Before devising a social selling strategy, organizations will need to create a brand style guide that clearly outlines the basic dos and don’ts of social media. These rules should include the handling of proprietary information, in addition to best practices for how employees should identify and disclose their company affiliations. The goal of this process is to clarify uncertainties in a way that gives team members the ability to build their professional identities in a safe, fun, compelling way. When crafting a brand style guide, organizations should make employee empowerment a priority.
Social media participation, in many ways, is a big “ask” for organizations to make of their employees. For many team members, the idea of using social media for business is very new. Additionally, some people prefer to keep their work and personal lives private. By asking or telling employees to participate in a social selling program, you may cause discomfort.

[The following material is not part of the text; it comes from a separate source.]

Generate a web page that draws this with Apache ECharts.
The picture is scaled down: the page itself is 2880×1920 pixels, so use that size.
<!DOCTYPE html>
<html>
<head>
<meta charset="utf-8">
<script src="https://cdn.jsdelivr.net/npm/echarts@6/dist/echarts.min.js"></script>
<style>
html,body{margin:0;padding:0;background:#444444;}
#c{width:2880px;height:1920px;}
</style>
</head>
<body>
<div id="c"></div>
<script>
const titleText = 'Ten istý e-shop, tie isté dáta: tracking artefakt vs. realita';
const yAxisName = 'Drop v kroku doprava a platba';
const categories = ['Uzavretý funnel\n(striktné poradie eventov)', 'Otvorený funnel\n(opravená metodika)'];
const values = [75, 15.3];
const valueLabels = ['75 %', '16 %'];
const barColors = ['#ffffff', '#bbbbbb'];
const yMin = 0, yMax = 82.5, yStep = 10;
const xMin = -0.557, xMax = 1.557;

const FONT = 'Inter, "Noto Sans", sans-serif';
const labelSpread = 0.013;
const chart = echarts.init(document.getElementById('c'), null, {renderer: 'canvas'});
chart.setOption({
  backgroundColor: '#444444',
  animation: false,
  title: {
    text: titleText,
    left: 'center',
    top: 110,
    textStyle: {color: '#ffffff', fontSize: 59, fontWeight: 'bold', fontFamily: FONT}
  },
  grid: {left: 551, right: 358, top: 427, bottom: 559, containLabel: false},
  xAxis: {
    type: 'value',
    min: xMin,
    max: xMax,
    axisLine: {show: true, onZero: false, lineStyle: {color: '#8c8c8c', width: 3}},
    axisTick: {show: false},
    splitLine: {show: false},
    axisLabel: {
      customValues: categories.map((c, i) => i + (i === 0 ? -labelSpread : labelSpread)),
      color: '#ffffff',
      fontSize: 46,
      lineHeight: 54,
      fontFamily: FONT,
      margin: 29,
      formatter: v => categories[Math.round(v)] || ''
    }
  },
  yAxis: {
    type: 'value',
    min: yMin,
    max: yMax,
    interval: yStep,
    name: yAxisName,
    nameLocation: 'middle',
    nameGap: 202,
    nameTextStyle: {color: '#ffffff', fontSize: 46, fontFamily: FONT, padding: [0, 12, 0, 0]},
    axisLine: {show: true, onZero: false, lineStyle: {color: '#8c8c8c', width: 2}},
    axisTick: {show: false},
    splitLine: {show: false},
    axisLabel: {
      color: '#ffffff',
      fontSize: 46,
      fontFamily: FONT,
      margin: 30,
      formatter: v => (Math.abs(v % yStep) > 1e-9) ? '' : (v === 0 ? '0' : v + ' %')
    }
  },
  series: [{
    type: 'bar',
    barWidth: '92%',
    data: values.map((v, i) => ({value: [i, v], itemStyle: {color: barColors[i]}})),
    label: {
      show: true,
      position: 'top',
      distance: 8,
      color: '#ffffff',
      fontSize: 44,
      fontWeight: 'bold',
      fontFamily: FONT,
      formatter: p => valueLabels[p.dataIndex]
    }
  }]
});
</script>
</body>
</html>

Instead, organizations should help team members see why social media participation is important. The goal is to help employees see that social selling isn’t a marketing ploy—it’s an investment in every employee’s online presence and industry reputation.
By participating in a social selling program, employees will build their professional identities and become more visible as leaders within their communities. The benefits your company receives will be a byproduct of the investment you make in them to become seen as the experts they already are.
Make sure that every employee understands why social selling is important to them and their professional futures. As part of this process, it is important to clarify that program participation is optional.
Content drives social selling. The challenge, however, is that great content is often challenging to find. Your team members are busy and don’t have time to sift through interesting articles to share.
That’s where the marketing team can help: Curate lists of articles to recommend to your fellow employees. Create lists you can deploy on a regular basis so your team members have a continuous stream of information. Content can include blog posts and articles from your company’s content marketing team. More importantly, marketers and social selling program managers should focus on curating resources from a variety of reputable sources.
If your social selling program is too self-centered around your own content, your employees and their followers notice (and get annoyed). Solve this problem by empowering your employees with a diversity of options to share.